## WHAT THE TASK REQUIRES
Transcribe every line from the top down to the line with "0.0310, 0.0309, 0.0322];", both ends included, but not the pictures.

## MATERIAL PROVIDED
----
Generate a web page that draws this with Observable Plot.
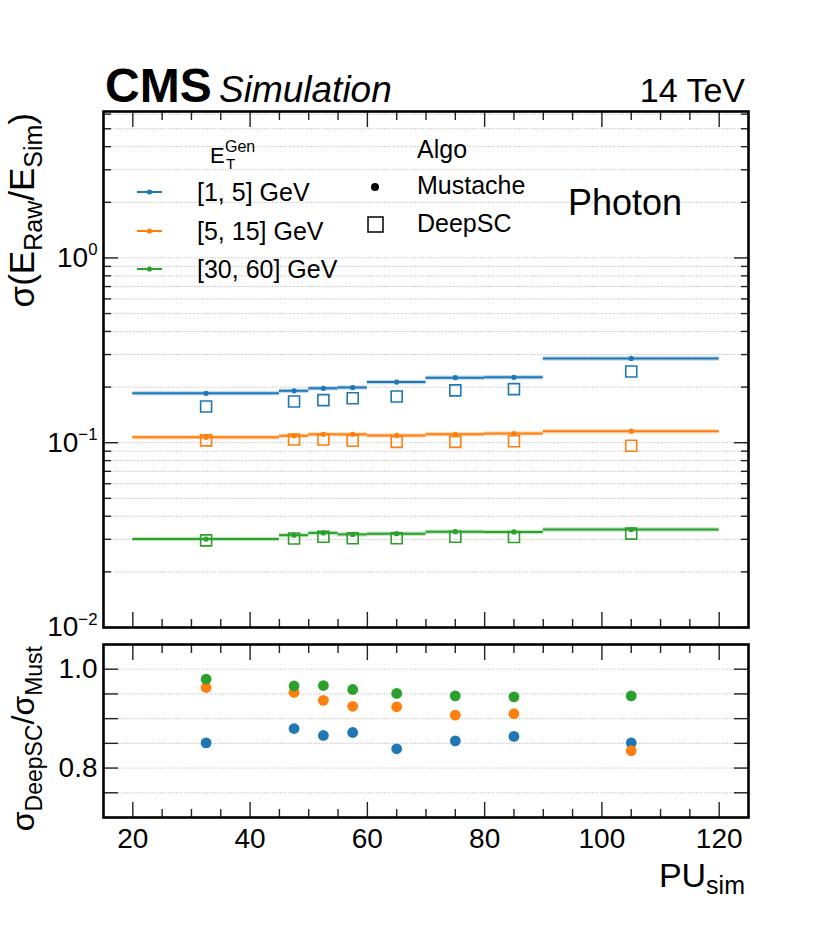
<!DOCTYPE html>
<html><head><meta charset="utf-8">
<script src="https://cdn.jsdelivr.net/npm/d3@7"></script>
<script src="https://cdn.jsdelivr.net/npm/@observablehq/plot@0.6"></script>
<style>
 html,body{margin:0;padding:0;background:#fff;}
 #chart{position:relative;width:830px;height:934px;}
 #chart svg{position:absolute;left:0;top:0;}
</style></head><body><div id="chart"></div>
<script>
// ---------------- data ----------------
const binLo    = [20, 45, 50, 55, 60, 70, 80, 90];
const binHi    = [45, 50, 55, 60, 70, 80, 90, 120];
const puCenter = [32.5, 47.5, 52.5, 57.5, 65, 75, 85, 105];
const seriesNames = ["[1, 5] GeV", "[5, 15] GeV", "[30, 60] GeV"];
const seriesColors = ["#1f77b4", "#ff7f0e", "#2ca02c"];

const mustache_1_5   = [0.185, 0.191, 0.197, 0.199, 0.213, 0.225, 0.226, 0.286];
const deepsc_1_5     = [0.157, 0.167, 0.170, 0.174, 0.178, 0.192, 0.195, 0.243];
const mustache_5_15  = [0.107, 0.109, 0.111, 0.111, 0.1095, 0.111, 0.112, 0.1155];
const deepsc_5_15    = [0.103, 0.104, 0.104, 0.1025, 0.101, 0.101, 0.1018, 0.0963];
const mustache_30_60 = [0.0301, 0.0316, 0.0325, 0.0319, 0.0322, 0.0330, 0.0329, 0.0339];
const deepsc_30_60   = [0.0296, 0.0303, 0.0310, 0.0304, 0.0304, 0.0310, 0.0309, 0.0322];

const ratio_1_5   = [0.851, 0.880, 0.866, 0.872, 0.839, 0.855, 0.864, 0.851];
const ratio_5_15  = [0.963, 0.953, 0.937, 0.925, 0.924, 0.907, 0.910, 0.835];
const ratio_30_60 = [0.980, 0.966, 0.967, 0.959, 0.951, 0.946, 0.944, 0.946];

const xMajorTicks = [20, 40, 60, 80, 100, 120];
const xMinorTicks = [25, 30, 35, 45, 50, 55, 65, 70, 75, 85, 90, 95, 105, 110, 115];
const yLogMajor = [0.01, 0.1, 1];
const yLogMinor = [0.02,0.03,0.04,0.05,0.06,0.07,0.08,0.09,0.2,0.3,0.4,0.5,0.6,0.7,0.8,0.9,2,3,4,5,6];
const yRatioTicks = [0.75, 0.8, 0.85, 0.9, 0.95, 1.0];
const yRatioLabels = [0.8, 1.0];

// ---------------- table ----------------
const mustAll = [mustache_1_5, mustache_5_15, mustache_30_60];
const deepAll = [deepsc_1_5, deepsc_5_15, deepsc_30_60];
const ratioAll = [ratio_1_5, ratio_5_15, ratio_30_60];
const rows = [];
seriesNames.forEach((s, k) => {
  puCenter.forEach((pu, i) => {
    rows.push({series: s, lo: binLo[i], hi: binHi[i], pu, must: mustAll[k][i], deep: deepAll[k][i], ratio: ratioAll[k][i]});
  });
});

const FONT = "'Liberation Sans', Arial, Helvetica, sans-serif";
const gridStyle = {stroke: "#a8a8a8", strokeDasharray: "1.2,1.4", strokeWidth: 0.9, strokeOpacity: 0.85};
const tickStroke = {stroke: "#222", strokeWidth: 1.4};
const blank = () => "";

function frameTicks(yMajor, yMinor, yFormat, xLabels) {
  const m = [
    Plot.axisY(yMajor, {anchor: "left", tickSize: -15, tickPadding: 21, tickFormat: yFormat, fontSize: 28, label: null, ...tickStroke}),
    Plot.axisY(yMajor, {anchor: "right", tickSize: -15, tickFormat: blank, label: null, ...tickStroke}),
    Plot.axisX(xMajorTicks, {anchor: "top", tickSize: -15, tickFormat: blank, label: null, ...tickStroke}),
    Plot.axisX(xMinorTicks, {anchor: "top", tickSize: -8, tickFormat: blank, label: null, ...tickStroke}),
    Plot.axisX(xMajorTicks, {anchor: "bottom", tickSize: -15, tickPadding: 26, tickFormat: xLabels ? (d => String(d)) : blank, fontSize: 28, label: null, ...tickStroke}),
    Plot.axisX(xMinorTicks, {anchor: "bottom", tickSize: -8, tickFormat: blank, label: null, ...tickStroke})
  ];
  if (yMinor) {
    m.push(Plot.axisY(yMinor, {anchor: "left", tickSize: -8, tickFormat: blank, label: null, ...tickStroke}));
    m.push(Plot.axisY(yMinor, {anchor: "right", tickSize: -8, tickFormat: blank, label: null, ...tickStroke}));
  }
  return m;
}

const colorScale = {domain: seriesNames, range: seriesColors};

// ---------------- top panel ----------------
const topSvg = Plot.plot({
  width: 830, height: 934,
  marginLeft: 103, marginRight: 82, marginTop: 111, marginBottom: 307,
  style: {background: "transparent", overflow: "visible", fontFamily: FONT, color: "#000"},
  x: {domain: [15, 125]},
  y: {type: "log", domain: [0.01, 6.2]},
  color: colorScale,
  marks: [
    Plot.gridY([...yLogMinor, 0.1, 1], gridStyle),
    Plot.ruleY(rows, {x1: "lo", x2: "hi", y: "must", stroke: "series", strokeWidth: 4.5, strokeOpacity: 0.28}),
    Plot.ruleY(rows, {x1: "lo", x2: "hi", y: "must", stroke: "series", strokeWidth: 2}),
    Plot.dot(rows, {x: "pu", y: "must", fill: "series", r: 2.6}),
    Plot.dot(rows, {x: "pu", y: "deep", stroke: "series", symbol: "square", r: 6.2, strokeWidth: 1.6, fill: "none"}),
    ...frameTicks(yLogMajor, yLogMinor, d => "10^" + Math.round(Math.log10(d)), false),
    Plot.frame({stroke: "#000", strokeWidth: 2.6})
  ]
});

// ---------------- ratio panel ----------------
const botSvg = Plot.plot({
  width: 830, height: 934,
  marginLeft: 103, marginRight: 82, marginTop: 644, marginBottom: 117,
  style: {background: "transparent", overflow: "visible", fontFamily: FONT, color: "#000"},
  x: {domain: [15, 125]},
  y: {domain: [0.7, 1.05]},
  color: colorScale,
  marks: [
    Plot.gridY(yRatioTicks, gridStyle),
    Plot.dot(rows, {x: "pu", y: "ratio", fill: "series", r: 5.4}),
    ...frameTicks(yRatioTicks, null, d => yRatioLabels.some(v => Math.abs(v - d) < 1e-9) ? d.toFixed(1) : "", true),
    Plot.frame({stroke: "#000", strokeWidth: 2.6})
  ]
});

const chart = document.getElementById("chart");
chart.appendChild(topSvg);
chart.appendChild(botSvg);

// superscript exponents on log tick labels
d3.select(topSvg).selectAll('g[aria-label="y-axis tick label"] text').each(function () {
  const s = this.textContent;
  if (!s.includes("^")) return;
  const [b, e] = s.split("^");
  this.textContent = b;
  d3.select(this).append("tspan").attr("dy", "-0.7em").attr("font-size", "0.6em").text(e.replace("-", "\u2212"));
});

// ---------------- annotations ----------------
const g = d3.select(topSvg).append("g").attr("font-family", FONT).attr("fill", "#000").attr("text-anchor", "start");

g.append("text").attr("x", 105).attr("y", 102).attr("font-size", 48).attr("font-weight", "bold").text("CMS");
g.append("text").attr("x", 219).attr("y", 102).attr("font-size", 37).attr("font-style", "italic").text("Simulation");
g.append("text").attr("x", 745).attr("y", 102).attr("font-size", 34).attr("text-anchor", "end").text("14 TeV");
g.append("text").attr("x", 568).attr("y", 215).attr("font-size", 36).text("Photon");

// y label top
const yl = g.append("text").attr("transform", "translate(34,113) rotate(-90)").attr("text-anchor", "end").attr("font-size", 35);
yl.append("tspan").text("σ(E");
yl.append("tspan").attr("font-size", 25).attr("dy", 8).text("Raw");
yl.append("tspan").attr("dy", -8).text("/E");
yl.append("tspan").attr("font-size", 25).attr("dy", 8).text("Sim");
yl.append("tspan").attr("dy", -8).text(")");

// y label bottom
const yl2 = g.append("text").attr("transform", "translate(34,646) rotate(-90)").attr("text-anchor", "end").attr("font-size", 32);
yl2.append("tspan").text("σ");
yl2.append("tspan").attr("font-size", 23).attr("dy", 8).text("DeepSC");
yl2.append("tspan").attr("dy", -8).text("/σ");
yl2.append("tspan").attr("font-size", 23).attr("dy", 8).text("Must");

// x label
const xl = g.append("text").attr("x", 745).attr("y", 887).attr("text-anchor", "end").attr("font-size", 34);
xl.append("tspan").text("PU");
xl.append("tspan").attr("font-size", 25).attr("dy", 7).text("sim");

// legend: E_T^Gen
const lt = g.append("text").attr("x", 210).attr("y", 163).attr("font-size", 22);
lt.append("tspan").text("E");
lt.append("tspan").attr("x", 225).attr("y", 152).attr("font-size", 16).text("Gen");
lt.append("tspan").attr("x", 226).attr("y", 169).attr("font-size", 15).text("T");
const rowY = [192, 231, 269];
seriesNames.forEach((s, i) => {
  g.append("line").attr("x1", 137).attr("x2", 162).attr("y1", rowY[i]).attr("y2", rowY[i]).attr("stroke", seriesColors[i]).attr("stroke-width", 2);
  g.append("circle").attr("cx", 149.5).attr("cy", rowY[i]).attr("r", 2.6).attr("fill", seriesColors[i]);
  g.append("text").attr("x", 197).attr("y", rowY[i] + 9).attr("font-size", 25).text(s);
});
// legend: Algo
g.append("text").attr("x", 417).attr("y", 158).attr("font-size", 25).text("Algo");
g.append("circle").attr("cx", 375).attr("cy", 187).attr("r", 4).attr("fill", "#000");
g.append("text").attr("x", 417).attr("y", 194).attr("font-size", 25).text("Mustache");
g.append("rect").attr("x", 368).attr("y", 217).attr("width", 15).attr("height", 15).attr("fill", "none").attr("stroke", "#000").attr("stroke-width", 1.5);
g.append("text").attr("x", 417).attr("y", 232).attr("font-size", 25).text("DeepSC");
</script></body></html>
----
## RESPONSE TO THE TASK
Generate a web page that draws this with Observable Plot.
<!DOCTYPE html>
<html><head><meta charset="utf-8">
<script src="https://cdn.jsdelivr.net/npm/d3@7"></script>
<script src="https://cdn.jsdelivr.net/npm/@observablehq/plot@0.6"></script>
<style>
 html,body{margin:0;padding:0;background:#fff;}
 #chart{position:relative;width:830px;height:934px;}
 #chart svg{position:absolute;left:0;top:0;}
</style></head><body><div id="chart"></div>
<script>
// ---------------- data ----------------
const binLo    = [20, 45, 50, 55, 60, 70, 80, 90];
const binHi    = [45, 50, 55, 60, 70, 80, 90, 120];
const puCenter = [32.5, 47.5, 52.5, 57.5, 65, 75, 85, 105];
const seriesNames = ["[1, 5] GeV", "[5, 15] GeV", "[30, 60] GeV"];
const seriesColors = ["#1f77b4", "#ff7f0e", "#2ca02c"];

const mustache_1_5   = [0.185, 0.191, 0.197, 0.199, 0.213, 0.225, 0.226, 0.286];
const deepsc_1_5     = [0.157, 0.167, 0.170, 0.174, 0.178, 0.192, 0.195, 0.243];
const mustache_5_15  = [0.107, 0.109, 0.111, 0.111, 0.1095, 0.111, 0.112, 0.1155];
const deepsc_5_15    = [0.103, 0.104, 0.104, 0.1025, 0.101, 0.101, 0.1018, 0.0963];
const mustache_30_60 = [0.0301, 0.0316, 0.0325, 0.0319, 0.0322, 0.0330, 0.0329, 0.0339];
const deepsc_30_60   = [0.0296, 0.0303, 0.0310, 0.0304, 0.0304, 0.0310, 0.0309, 0.0322];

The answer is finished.